PW: The risks resulting from cybersecurity are in many ways not dissimilar to many “business risks” that threaten ”asset value.” The key differences maybe the multiple vectors, the magnitude of the exposure and its covert nature. For that reason, legislation that supports the timely sharing of information to enable a greater awareness, preparedness and responsiveness is important. Equally important is an environment where the ROI of these capabilities are favourable through government initiatives to encourage cyber readiness or a better understanding of the pricing of cyber risk in the market.

Do you think a company should resort to legal threats or intimidation to prevent a researcher from giving a talk or publishing their work? Why, or why not?

PW: I believe it’s an important principle that people be able to exercise their legal rights. Not everyone is so fortunate as to live in a modern democracy.

On the one hand, collaboration and disclosure is an important part of invention and advancement towards a stronger, more resilient cyber security capability (or indeed society). At another level, however, misguided or inappropriate revelations can result in financial loss, personal injury and worse. Therefore, while unlawful threats or intimidation are unacceptable in any circumstance, the ability to question and contest disclosures that have the potential to impact the rights of others seems to be quite reasonable.

What types of data (attack data, threat intelligence, etc.) should organizations be sharing with the government? What should the government be sharing with the rest of us?

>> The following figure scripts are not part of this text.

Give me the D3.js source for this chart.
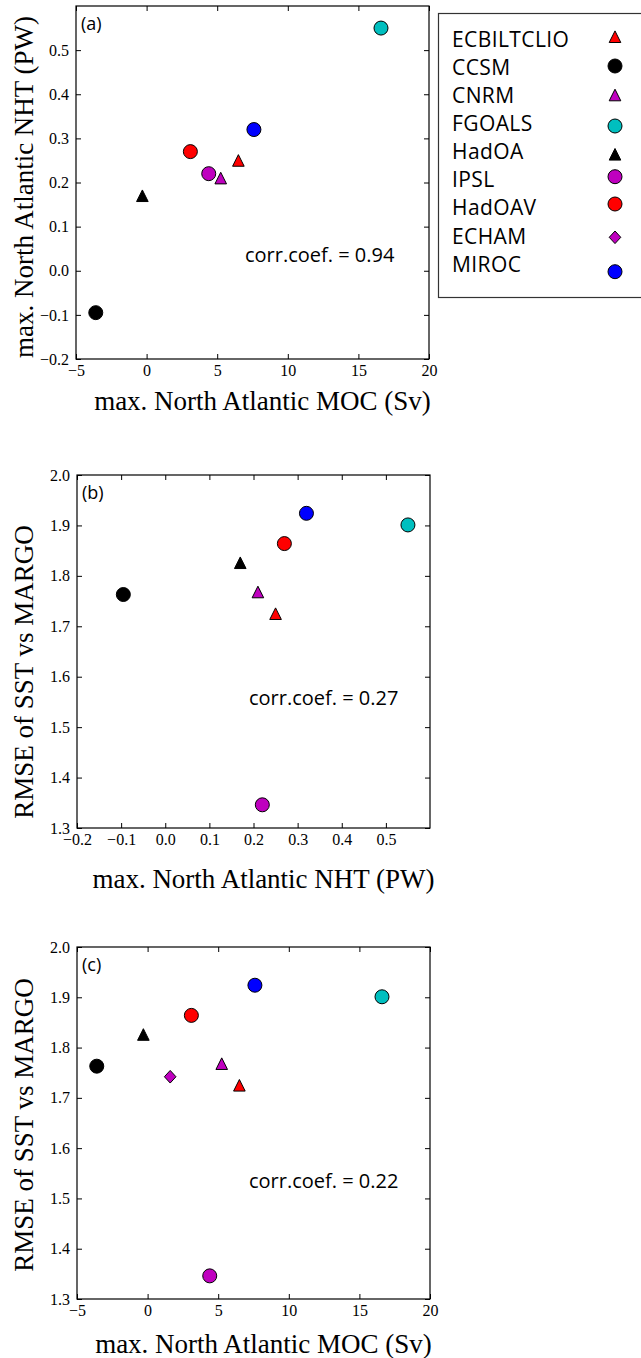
<!DOCTYPE html>
<html><head><meta charset="utf-8">
<script src="https://cdn.jsdelivr.net/npm/d3@7/dist/d3.min.js"></script>
<style>
body{margin:0;background:#fff;}
svg{display:block;}
</style></head>
<body>
<svg id="c" width="641" height="1358"></svg>
<script>
const models = ["ECBILTCLIO","CCSM","CNRM","FGOALS","HadOA","IPSL","HadOAV","ECHAM","MIROC"];
const colors = ["#ff0000","#000000","#bf00bf","#00bfbf","#000000","#bf00bf","#ff0000","#bf00bf","#0000ff"];
const shapes = ["triangle","circle","triangle","circle","triangle","circle","circle","diamond","circle"];
const moc  = [6.5, -3.6, 5.25, 16.6, -0.3, 4.4, 3.1, 1.6, 7.6];
const nht  = [0.25, -0.095, 0.21, 0.55, 0.17, 0.22, 0.27, null, 0.32];
const rmse = [1.725, 1.763, 1.768, 1.901, 1.826, 1.346, 1.864, 1.742, 1.924];

const mocTicks = [-5, 0, 5, 10, 15, 20];
const nhtTicks = [-0.2, -0.1, 0.0, 0.1, 0.2, 0.3, 0.4, 0.5];
const rmseTicks = [1.3, 1.4, 1.5, 1.6, 1.7, 1.8, 1.9, 2.0];
const corrs = ["0.94", "0.27", "0.22"];

const svg = d3.select("#c");
const minus = s => s.replace("-", "\u2212");

function marker(g, shape, x, y, color){
  if(shape==="circle"){
    g.append("circle").attr("cx",x).attr("cy",y).attr("r",7).attr("fill",color).attr("stroke","#000").attr("stroke-width",1);
  } else if(shape==="triangle"){
    const h=5.8;
    g.append("path").attr("d",`M${x},${y-h}L${x+h},${y+h}L${x-h},${y+h}Z`).attr("fill",color).attr("stroke","#000").attr("stroke-width",1);
  } else {
    const h=6.3;
    g.append("path").attr("d",`M${x},${y-h}L${x+h*0.92},${y}L${x},${y+h}L${x-h*0.92},${y}Z`).attr("fill",color).attr("stroke","#000").attr("stroke-width",1);
  }
}

function styleTicks(a){
  a.select(".domain").remove();
  a.attr("font-family","Liberation Serif, serif").attr("font-size",16);
  a.selectAll("text").attr("fill","#000");
  a.selectAll("line").attr("stroke","#000").attr("stroke-width",1);
}

function panel(cfg){
  const g = svg.append("g");
  const x = d3.scaleLinear().domain(cfg.xd).range([cfg.x0, cfg.x1]);
  const y = d3.scaleLinear().domain(cfg.yd).range([cfg.y1, cfg.y0]);
  const fmtX = cfg.xfmt, fmtY = cfg.yfmt;
  const gb = g.append("g").attr("transform",`translate(0,${cfg.y1})`);
  gb.call(d3.axisBottom(x).tickValues(cfg.xt).tickFormat(d=>minus(fmtX(d))).tickSizeInner(-5).tickSizeOuter(0).tickPadding(6));
  styleTicks(gb);
  const gt = g.append("g").attr("transform",`translate(0,${cfg.y0})`);
  gt.call(d3.axisTop(x).tickValues(cfg.xt).tickFormat("").tickSizeInner(-5).tickSizeOuter(0));
  styleTicks(gt);
  const gl = g.append("g").attr("transform",`translate(${cfg.x0},0)`);
  gl.call(d3.axisLeft(y).tickValues(cfg.yt).tickFormat(d=>minus(fmtY(d))).tickSizeInner(-5).tickSizeOuter(0).tickPadding(7));
  styleTicks(gl);
  const gr = g.append("g").attr("transform",`translate(${cfg.x1},0)`);
  gr.call(d3.axisRight(y).tickValues(cfg.yt).tickFormat("").tickSizeInner(-5).tickSizeOuter(0));
  styleTicks(gr);
  g.append("rect").attr("x",cfg.x0).attr("y",cfg.y0).attr("width",cfg.x1-cfg.x0).attr("height",cfg.y1-cfg.y0)
    .attr("fill","none").attr("stroke","#000").attr("stroke-width",1.2);
  models.forEach((m,i)=>{
    const xv = cfg.xv[i], yv = cfg.yv[i];
    if(xv==null || yv==null) return;
    marker(g, shapes[i], x(xv), y(yv), colors[i]);
  });
  g.append("text").attr("x",cfg.x0+5).attr("y",cfg.y0+24).text(cfg.label)
    .attr("font-family","Open Sans, sans-serif").attr("font-size",18).attr("fill","#000");
  g.append("text").attr("x",cfg.cx).attr("y",cfg.cy).text("corr.coef. = "+cfg.corr)
    .attr("font-family","Open Sans, sans-serif").attr("font-size",20).attr("fill","#000");
  g.append("text").attr("x",(cfg.x0+cfg.x1)/2+10).attr("y",cfg.xly).attr("text-anchor","middle").text(cfg.xlab)
    .attr("font-family","Liberation Serif, serif").attr("font-size",27).attr("fill","#000");
  g.append("text").attr("transform",`translate(33,${cfg.ylc}) rotate(-90)`).attr("text-anchor","middle").text(cfg.ylab)
    .attr("font-family","Liberation Serif, serif").attr("font-size",27).attr("fill","#000");
}

const f1 = d3.format(".1f"), f0 = d3.format("d");

panel({x0:76,x1:429,y0:6,y1:359,xd:[-5,20],yd:[-0.2,0.6],xt:mocTicks,yt:nhtTicks,xfmt:f0,yfmt:f1,
  xv:moc,yv:nht,label:"(a)",corr:corrs[0],cx:245,cy:262,xlab:"max. North Atlantic MOC (Sv)",xly:410,
  ylab:"max. North Atlantic NHT (PW)",ylc:187});
panel({x0:77,x1:430,y0:475,y1:828,xd:[-0.2,0.6],yd:[1.3,2.0],xt:nhtTicks,yt:rmseTicks,xfmt:f1,yfmt:f1,
  xv:nht,yv:rmse,label:"(b)",corr:corrs[1],cx:249,cy:705,xlab:"max. North Atlantic NHT (PW)",xly:888,
  ylab:"RMSE of SST vs MARGO",ylc:672});
panel({x0:77,x1:430,y0:947,y1:1299,xd:[-5,20],yd:[1.3,2.0],xt:mocTicks,yt:rmseTicks,xfmt:f0,yfmt:f1,
  xv:moc,yv:rmse,label:"(c)",corr:corrs[2],cx:249,cy:1188,xlab:"max. North Atlantic MOC (Sv)",xly:1353,
  ylab:"RMSE of SST vs MARGO",ylc:1125});

// legend
const lg = svg.append("g");
lg.append("rect").attr("x",438.5).attr("y",13.5).attr("width",205).attr("height",284)
  .attr("fill","#fff").attr("stroke","#333").attr("stroke-width",1.2);
const rowY = d3.scaleLinear().domain([0, models.length-1]).range([46.7, 271.7]);
const markY = [36.7, 66, 95, 126, 154.3, 176.7, 204, 237.3, 271.7];
models.forEach((m,i)=>{
  lg.append("text").attr("x",452).attr("y",rowY(i)).text(m)
    .attr("font-family","Open Sans, sans-serif").attr("font-size",21).attr("letter-spacing",0.4).attr("fill","#000");
  marker(lg, shapes[i], 615, markY[i], colors[i]);
});
</script>
</body></html>
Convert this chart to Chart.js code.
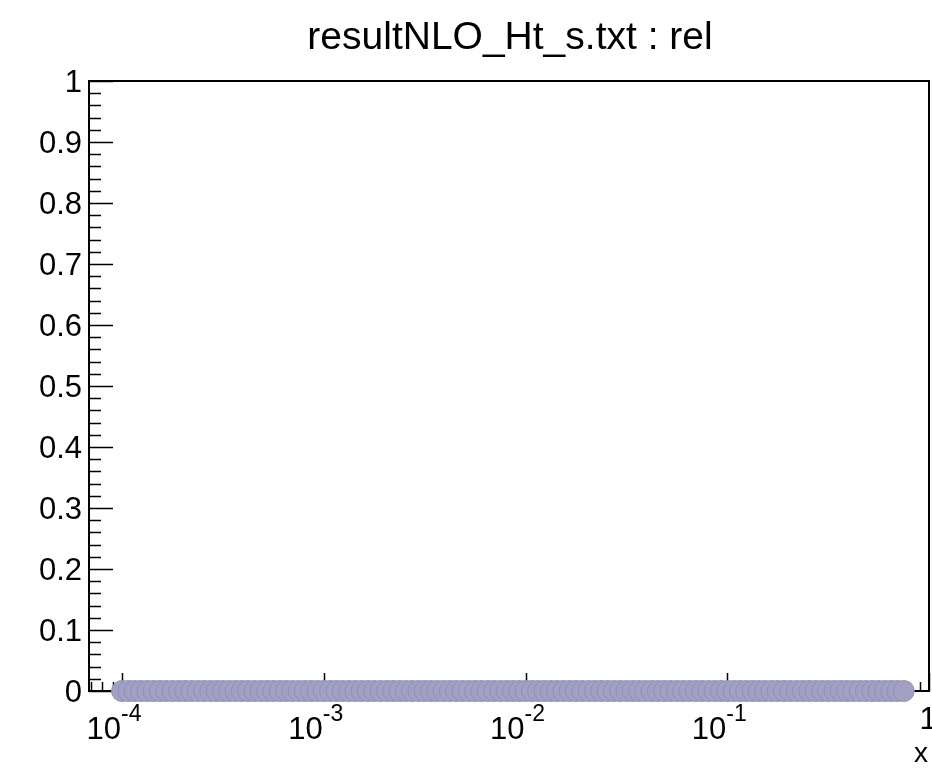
<!DOCTYPE html>
<html>
<head>
<meta charset="utf-8">
<script src="https://cdn.jsdelivr.net/npm/chart.js@4/dist/chart.umd.min.js"></script>
<style>
  html, body { margin: 0; padding: 0; background: #ffffff; }
  #wrap { width: 932px; height: 770px; position: relative; }
</style>
</head>
<body>
<div id="wrap"><canvas id="c" width="932" height="770"></canvas></div>
<script>
// ---- data ----
const chartTitle = "resultNLO_Ht_s.txt : rel";
const xAxisTitle = "x";
const xValues = [
  1.000e-4, 1.075e-4, 1.155e-4, 1.241e-4, 1.334e-4, 1.433e-4, 1.540e-4, 1.655e-4,
  1.778e-4, 1.911e-4, 2.054e-4, 2.207e-4, 2.371e-4, 2.548e-4, 2.738e-4, 2.943e-4,
  3.162e-4, 3.398e-4, 3.652e-4, 3.924e-4, 4.217e-4, 4.532e-4, 4.870e-4, 5.233e-4,
  5.623e-4, 6.043e-4, 6.494e-4, 6.978e-4, 7.499e-4, 8.058e-4, 8.660e-4, 9.306e-4,
  1.000e-3, 1.075e-3, 1.155e-3, 1.241e-3, 1.334e-3, 1.433e-3, 1.540e-3, 1.655e-3,
  1.778e-3, 1.911e-3, 2.054e-3, 2.207e-3, 2.371e-3, 2.548e-3, 2.738e-3, 2.943e-3,
  3.162e-3, 3.398e-3, 3.652e-3, 3.924e-3, 4.217e-3, 4.532e-3, 4.870e-3, 5.233e-3,
  5.623e-3, 6.043e-3, 6.494e-3, 6.978e-3, 7.499e-3, 8.058e-3, 8.660e-3, 9.306e-3,
  1.000e-2, 1.075e-2, 1.155e-2, 1.241e-2, 1.334e-2, 1.433e-2, 1.540e-2, 1.655e-2,
  1.778e-2, 1.911e-2, 2.054e-2, 2.207e-2, 2.371e-2, 2.548e-2, 2.738e-2, 2.943e-2,
  3.162e-2, 3.398e-2, 3.652e-2, 3.924e-2, 4.217e-2, 4.532e-2, 4.870e-2, 5.233e-2,
  5.623e-2, 6.043e-2, 6.494e-2, 6.978e-2, 7.499e-2, 8.058e-2, 8.660e-2, 9.306e-2,
  1.000e-1, 1.075e-1, 1.155e-1, 1.241e-1, 1.334e-1, 1.433e-1, 1.540e-1, 1.655e-1,
  1.778e-1, 1.911e-1, 2.054e-1, 2.207e-1, 2.371e-1, 2.548e-1, 2.738e-1, 2.943e-1,
  3.162e-1, 3.398e-1, 3.652e-1, 3.924e-1, 4.217e-1, 4.532e-1, 4.870e-1, 5.233e-1,
  5.623e-1, 6.043e-1, 6.494e-1, 6.978e-1, 7.499e-1
];
const relValues = [
  0, 0, 0, 0, 0, 0, 0, 0, 0, 0, 0, 0, 0, 0, 0, 0,
  0, 0, 0, 0, 0, 0, 0, 0, 0, 0, 0, 0, 0, 0, 0, 0,
  0, 0, 0, 0, 0, 0, 0, 0, 0, 0, 0, 0, 0, 0, 0, 0,
  0, 0, 0, 0, 0, 0, 0, 0, 0, 0, 0, 0, 0, 0, 0, 0,
  0, 0, 0, 0, 0, 0, 0, 0, 0, 0, 0, 0, 0, 0, 0, 0,
  0, 0, 0, 0, 0, 0, 0, 0, 0, 0, 0, 0, 0, 0, 0, 0,
  0, 0, 0, 0, 0, 0, 0, 0, 0, 0, 0, 0, 0, 0, 0, 0,
  0, 0, 0, 0, 0, 0, 0, 0, 0, 0, 0, 0, 0
];
const yTickValues = [0, 0.1, 0.2, 0.3, 0.4, 0.5, 0.6, 0.7, 0.8, 0.9, 1];
const yTickLabels = ["0", "0.1", "0.2", "0.3", "0.4", "0.5", "0.6", "0.7", "0.8", "0.9", "1"];
const xTickValues = [1e-4, 1e-3, 1e-2, 1e-1, 1];
const xTickBase = ["10", "10", "10", "10", "1"];
const xTickExp = ["-4", "-3", "-2", "-1", ""];

const points = xValues.map((x, i) => ({ x: x, y: relValues[i] }));
const FONT = "'Liberation Sans', Arial, Helvetica, sans-serif";

const rootDecor = {
  id: 'rootDecor',
  beforeDatasetsDraw(chart) {
    const ctx = chart.ctx;
    const xs = chart.scales.x, ys = chart.scales.y;
    const ca = chart.chartArea;
    ctx.save();
    ctx.strokeStyle = '#000';
    ctx.lineWidth = 1.5;
    // y minor ticks (every 0.02) and major
    for (let k = 0; k <= 50; k++) {
      const v = k * 0.02;
      const py = Math.round(ys.getPixelForValue(v)) + 0.5;
      const len = (k % 5 === 0) ? 24 : 12;
      ctx.beginPath();
      ctx.moveTo(ca.left, py);
      ctx.lineTo(ca.left + len, py);
      ctx.stroke();
    }
    // x log ticks
    for (let d = -5; d <= 0; d++) {
      for (let m = 1; m <= 9; m++) {
        const v = m * Math.pow(10, d);
        if (v < xs.min || v > xs.max) continue;
        const px = Math.round(xs.getPixelForValue(v)) + 0.5;
        const len = (m === 1) ? 18 : 9;
        ctx.beginPath();
        ctx.moveTo(px, ca.bottom);
        ctx.lineTo(px, ca.bottom - len);
        ctx.stroke();
      }
    }
    // frame
    ctx.lineWidth = 2;
    ctx.strokeRect(ca.left, ca.top, ca.right - ca.left, ca.bottom - ca.top);
    ctx.restore();
  },
  afterDraw(chart) {
    const ctx = chart.ctx;
    const xs = chart.scales.x, ys = chart.scales.y;
    const ca = chart.chartArea;
    ctx.save();
    ctx.fillStyle = '#000';
    // title
    ctx.font = '39px ' + FONT;
    ctx.textAlign = 'center';
    ctx.textBaseline = 'middle';
    ctx.fillText(chartTitle, 510, 38);
    // y tick labels
    ctx.font = '31px ' + FONT;
    ctx.textAlign = 'right';
    ctx.textBaseline = 'middle';
    yTickValues.forEach((v, i) => {
      ctx.fillText(yTickLabels[i], ca.left - 7, ys.getPixelForValue(v) + 2);
    });
    // x tick labels
    ctx.textBaseline = 'alphabetic';
    xTickValues.forEach((v, i) => {
      const px = xs.getPixelForValue(v);
      if (xTickExp[i]) {
        ctx.font = '31px ' + FONT;
        ctx.textAlign = 'right';
        ctx.fillText(xTickBase[i], px - 1, 739);
        ctx.font = '23px ' + FONT;
        ctx.textAlign = 'left';
        ctx.fillText(xTickExp[i], px - 1, 721);
      } else {
        ctx.font = '31px ' + FONT;
        ctx.textAlign = 'center';
        ctx.fillText(xTickBase[i], px - 1, 729);
      }
    });
    // axis title
    ctx.font = '28px ' + FONT;
    ctx.textAlign = 'right';
    ctx.fillText(xAxisTitle, 928, 762);
    ctx.restore();
  }
};

new Chart(document.getElementById('c'), {
  type: 'scatter',
  data: {
    datasets: [{
      label: 'rel',
      data: points,
      showLine: false,
      pointRadius: 10.5,
      pointHoverRadius: 10.5,
      backgroundColor: '#a4a0c4',
      borderColor: '#8c92b6',
      borderWidth: 1,
      clip: false
    }]
  },
  options: {
    responsive: false,
    animation: false,
    events: [],
    layout: { autoPadding: false, padding: { left: 89, right: 3, top: 81, bottom: 79 } },
    plugins: { legend: { display: false }, title: { display: false }, tooltip: { enabled: false } },
    scales: {
      x: { type: 'logarithmic', min: 6.86e-5, max: 1, display: false },
      y: { type: 'linear', min: 0, max: 1, display: false }
    }
  },
  plugins: [rootDecor]
});
</script>
</body>
</html>
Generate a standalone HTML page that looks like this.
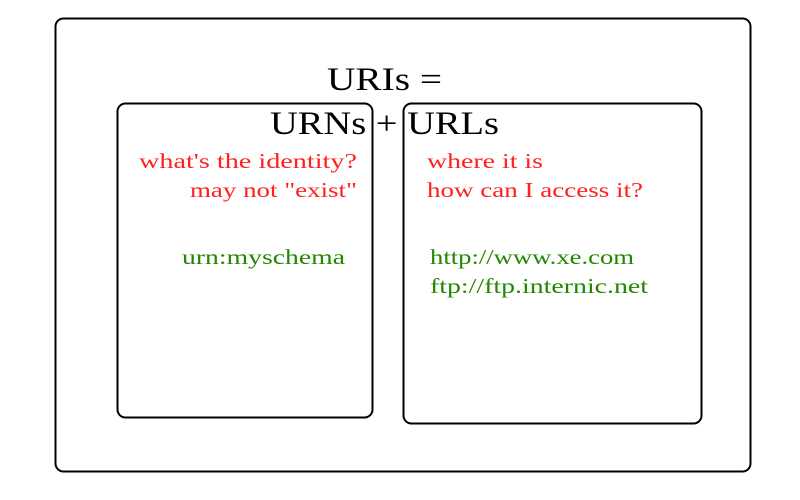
<!DOCTYPE html>
<html><head><style>body{margin:0;background:#fff}svg{display:block}</style></head><body>
<svg width="800" height="500" xmlns="http://www.w3.org/2000/svg" font-family="'Liberation Serif', serif">
<rect x="55.5" y="18.5" width="695" height="453" rx="8" fill="none" stroke="#000" stroke-width="2"/>
<rect x="117.5" y="103.5" width="255" height="314" rx="8" fill="none" stroke="#000" stroke-width="2"/>
<rect x="403.5" y="103.5" width="298" height="320" rx="8" fill="none" stroke="#000" stroke-width="2"/>
<g font-size="33">
<text x="327" y="90" textLength="115" lengthAdjust="spacingAndGlyphs">URIs =</text>
<text x="270" y="134" textLength="229" lengthAdjust="spacingAndGlyphs">URNs + URLs</text>
</g>
<g fill="#ff2020" font-size="21">
<text x="139" y="168" textLength="218" lengthAdjust="spacingAndGlyphs">what's the identity?</text>
<text x="190" y="197" textLength="167" lengthAdjust="spacingAndGlyphs">may not "exist"</text>
<text x="427" y="168" textLength="116" lengthAdjust="spacingAndGlyphs">where it is</text>
<text x="427" y="197" textLength="216" lengthAdjust="spacingAndGlyphs">how can I access it?</text>
</g>
<g fill="#228800" font-size="21">
<text x="182" y="264" textLength="163" lengthAdjust="spacingAndGlyphs">urn:myschema</text>
<text x="430" y="264" textLength="204" lengthAdjust="spacingAndGlyphs">http://www.xe.com</text>
<text x="430" y="293" textLength="218" lengthAdjust="spacingAndGlyphs">ftp://ftp.internic.net</text>
</g>
</svg>
</body></html>
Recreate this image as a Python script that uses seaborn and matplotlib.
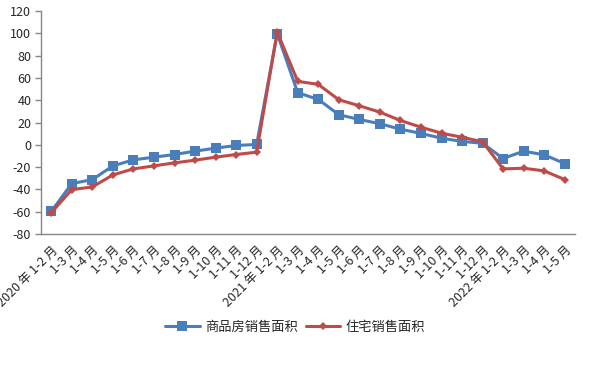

PW: There is a clear need for organisations and governments to develop a greater level of trust between one another. With the caveat that personal information must be protected, Governments should sponsor and prime information exchanges that provide data threats, vulnerabilities and “update bulletins.”

For their part, organisations should share anonymised observations, alerts, and relevant information as “subscribers” to the cyber information exchange. In this way, important information and cyber advisories can be quickly and efficiently shared across the government and private sectors.